DATASET ROWS:

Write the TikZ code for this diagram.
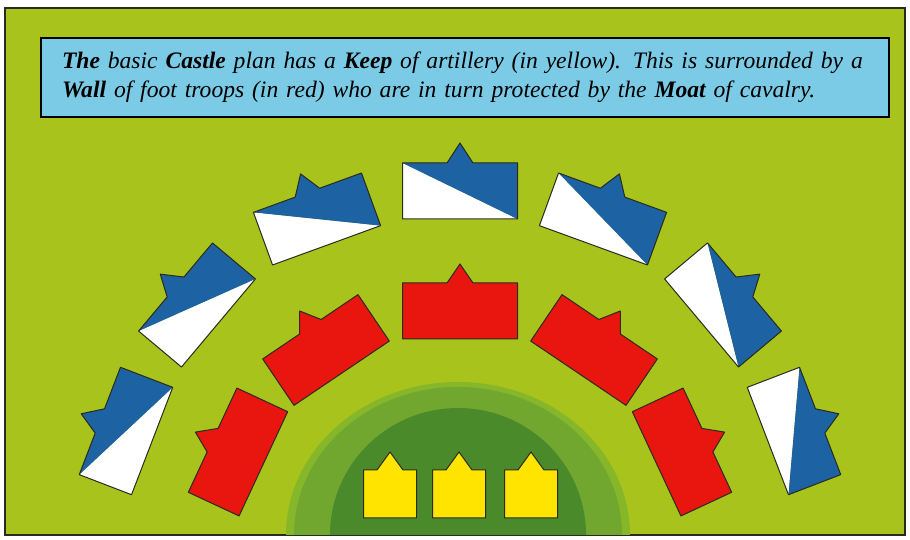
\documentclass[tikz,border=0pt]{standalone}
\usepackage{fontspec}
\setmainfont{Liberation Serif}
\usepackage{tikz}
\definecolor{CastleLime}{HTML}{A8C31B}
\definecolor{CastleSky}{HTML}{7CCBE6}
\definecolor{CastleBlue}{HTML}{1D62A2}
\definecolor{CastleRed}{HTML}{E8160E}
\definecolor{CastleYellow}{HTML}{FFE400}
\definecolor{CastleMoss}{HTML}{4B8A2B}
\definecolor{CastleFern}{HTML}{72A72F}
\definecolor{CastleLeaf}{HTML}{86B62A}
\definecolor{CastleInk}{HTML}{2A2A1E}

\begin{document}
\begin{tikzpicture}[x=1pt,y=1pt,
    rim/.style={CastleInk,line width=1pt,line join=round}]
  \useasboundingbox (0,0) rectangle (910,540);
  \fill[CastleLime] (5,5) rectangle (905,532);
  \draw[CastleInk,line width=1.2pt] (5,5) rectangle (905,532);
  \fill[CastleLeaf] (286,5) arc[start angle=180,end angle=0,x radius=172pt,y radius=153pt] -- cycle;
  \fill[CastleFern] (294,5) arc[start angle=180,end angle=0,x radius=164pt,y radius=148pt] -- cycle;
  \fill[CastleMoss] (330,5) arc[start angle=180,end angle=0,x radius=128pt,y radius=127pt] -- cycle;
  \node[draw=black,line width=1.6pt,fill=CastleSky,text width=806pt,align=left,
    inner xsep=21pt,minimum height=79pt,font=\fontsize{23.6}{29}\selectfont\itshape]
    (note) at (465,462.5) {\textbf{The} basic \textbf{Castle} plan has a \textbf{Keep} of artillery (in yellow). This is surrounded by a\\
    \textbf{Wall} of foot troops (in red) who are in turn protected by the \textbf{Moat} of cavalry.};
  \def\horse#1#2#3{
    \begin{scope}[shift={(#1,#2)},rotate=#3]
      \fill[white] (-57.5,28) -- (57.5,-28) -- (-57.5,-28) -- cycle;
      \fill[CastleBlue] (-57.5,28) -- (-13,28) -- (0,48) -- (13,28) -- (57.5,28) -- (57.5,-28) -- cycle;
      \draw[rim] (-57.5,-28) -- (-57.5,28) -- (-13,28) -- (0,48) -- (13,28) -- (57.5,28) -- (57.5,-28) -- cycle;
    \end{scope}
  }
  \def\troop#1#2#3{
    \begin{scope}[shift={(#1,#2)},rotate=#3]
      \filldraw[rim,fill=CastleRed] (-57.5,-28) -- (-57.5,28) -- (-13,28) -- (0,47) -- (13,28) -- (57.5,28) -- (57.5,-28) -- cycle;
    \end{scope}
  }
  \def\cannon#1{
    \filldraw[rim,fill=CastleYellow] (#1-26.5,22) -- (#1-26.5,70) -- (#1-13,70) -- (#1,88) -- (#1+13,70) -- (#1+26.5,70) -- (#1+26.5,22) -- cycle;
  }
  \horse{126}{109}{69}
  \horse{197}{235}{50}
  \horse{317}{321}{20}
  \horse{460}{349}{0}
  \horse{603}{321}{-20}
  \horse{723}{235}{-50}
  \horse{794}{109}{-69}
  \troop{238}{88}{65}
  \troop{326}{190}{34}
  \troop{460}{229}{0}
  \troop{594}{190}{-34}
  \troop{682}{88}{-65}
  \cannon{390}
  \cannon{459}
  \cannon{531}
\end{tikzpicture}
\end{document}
* * *
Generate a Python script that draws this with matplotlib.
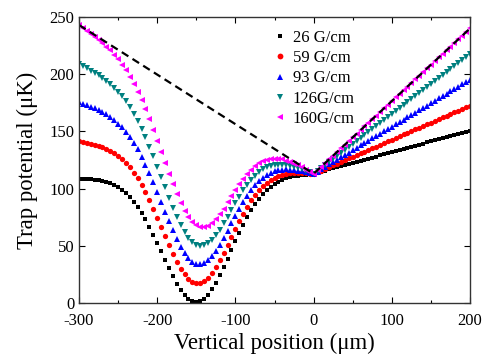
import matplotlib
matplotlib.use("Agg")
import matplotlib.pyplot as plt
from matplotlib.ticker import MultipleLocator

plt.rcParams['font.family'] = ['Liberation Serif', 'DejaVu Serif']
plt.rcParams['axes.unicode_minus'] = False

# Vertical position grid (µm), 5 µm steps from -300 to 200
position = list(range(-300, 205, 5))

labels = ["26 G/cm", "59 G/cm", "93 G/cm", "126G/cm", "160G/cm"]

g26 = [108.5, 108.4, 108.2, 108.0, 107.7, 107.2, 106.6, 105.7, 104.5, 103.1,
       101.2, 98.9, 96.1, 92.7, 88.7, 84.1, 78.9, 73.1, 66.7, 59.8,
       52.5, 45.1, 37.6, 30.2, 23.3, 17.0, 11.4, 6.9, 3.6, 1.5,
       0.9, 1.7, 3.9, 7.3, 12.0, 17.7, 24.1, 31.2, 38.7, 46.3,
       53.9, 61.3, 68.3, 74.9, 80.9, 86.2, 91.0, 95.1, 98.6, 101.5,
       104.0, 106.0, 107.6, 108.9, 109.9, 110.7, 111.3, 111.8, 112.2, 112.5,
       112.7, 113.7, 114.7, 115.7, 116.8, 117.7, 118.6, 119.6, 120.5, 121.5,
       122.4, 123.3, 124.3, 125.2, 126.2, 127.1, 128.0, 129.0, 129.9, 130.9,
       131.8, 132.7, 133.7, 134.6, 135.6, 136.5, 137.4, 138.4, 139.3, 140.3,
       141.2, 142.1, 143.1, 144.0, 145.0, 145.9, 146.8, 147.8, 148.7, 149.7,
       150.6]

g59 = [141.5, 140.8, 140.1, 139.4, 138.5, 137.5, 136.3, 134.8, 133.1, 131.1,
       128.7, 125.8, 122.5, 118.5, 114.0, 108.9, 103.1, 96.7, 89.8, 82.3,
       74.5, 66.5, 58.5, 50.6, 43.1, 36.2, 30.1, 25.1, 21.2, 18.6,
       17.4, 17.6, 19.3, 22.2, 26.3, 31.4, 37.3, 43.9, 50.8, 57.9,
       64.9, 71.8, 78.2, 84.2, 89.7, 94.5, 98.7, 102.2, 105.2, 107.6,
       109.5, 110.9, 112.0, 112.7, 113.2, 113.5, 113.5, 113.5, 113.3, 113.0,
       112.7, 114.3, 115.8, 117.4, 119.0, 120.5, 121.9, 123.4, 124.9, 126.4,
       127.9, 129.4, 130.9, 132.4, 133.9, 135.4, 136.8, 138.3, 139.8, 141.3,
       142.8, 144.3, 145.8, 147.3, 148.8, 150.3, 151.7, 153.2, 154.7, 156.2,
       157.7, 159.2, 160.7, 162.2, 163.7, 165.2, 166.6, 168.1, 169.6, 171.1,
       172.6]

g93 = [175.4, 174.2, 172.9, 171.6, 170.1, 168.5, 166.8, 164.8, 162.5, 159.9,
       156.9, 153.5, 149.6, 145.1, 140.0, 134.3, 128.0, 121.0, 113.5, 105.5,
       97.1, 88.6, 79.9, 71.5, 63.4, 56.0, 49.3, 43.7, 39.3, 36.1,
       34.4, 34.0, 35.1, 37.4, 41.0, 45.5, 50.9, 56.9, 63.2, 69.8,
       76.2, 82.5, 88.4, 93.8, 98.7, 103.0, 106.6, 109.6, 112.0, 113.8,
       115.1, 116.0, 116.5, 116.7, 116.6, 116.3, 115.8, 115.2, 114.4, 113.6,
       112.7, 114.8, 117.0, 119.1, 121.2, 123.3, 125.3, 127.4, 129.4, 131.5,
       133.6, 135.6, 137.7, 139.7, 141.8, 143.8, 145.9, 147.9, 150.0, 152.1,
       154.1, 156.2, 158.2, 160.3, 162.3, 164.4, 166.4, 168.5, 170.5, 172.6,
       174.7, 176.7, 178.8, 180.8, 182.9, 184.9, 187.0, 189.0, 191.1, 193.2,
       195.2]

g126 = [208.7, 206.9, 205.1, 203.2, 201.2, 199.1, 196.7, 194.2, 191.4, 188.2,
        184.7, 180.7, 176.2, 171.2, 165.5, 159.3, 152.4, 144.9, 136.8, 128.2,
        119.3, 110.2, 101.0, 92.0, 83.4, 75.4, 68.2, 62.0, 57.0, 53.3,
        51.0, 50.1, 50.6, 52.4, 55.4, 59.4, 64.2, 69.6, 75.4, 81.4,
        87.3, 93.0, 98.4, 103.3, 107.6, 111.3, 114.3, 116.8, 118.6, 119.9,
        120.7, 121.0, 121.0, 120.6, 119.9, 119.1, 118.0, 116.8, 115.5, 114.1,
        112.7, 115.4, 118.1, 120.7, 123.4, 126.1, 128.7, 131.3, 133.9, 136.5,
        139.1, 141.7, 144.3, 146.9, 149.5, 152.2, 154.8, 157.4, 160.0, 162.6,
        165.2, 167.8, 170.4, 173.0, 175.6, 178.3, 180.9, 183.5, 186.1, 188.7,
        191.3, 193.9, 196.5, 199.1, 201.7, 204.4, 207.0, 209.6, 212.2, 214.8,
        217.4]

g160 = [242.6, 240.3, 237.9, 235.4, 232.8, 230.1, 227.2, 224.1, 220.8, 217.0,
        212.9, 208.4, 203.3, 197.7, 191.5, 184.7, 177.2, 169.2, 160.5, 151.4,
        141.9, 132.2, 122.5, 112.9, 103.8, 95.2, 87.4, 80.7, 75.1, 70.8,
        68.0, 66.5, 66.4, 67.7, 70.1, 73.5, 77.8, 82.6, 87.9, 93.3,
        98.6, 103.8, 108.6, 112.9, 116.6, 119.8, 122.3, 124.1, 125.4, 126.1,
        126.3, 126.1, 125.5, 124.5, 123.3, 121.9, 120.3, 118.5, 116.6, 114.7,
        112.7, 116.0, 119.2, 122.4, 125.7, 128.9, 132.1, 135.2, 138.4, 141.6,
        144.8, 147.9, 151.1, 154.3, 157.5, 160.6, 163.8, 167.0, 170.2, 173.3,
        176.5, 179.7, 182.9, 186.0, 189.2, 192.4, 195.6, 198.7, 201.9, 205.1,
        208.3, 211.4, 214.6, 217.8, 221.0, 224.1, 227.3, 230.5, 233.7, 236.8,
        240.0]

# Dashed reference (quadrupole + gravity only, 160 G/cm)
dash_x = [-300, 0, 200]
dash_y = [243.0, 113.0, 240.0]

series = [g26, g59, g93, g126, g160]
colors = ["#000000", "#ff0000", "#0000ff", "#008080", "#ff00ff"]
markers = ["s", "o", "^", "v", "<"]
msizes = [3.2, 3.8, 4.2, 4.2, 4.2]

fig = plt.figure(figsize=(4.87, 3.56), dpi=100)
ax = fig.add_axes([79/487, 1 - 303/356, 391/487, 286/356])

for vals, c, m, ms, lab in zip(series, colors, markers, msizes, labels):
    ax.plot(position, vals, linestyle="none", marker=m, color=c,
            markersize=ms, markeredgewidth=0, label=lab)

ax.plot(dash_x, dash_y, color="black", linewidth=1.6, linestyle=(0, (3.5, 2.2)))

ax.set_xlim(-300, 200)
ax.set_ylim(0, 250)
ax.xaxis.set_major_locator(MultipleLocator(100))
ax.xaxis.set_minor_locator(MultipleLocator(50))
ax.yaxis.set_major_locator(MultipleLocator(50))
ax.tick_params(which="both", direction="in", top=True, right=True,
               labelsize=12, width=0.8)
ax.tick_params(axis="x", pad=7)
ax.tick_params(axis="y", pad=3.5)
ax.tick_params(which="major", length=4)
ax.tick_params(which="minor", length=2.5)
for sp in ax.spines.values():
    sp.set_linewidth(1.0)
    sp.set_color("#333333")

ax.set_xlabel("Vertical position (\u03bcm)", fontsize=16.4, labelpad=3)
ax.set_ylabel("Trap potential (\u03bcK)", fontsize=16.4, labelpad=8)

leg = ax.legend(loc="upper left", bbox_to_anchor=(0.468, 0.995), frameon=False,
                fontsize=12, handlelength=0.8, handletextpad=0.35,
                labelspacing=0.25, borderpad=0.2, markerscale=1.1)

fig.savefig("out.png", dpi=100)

PROBLEM DESCRIPTION:
Pull out all lines containing "matplotlib".

OUTPUT OF THE EXERCISE:
Generate a Python script that draws this with matplotlib.
import matplotlib
matplotlib.use("Agg")
import matplotlib.pyplot as plt
from matplotlib.ticker import MultipleLocator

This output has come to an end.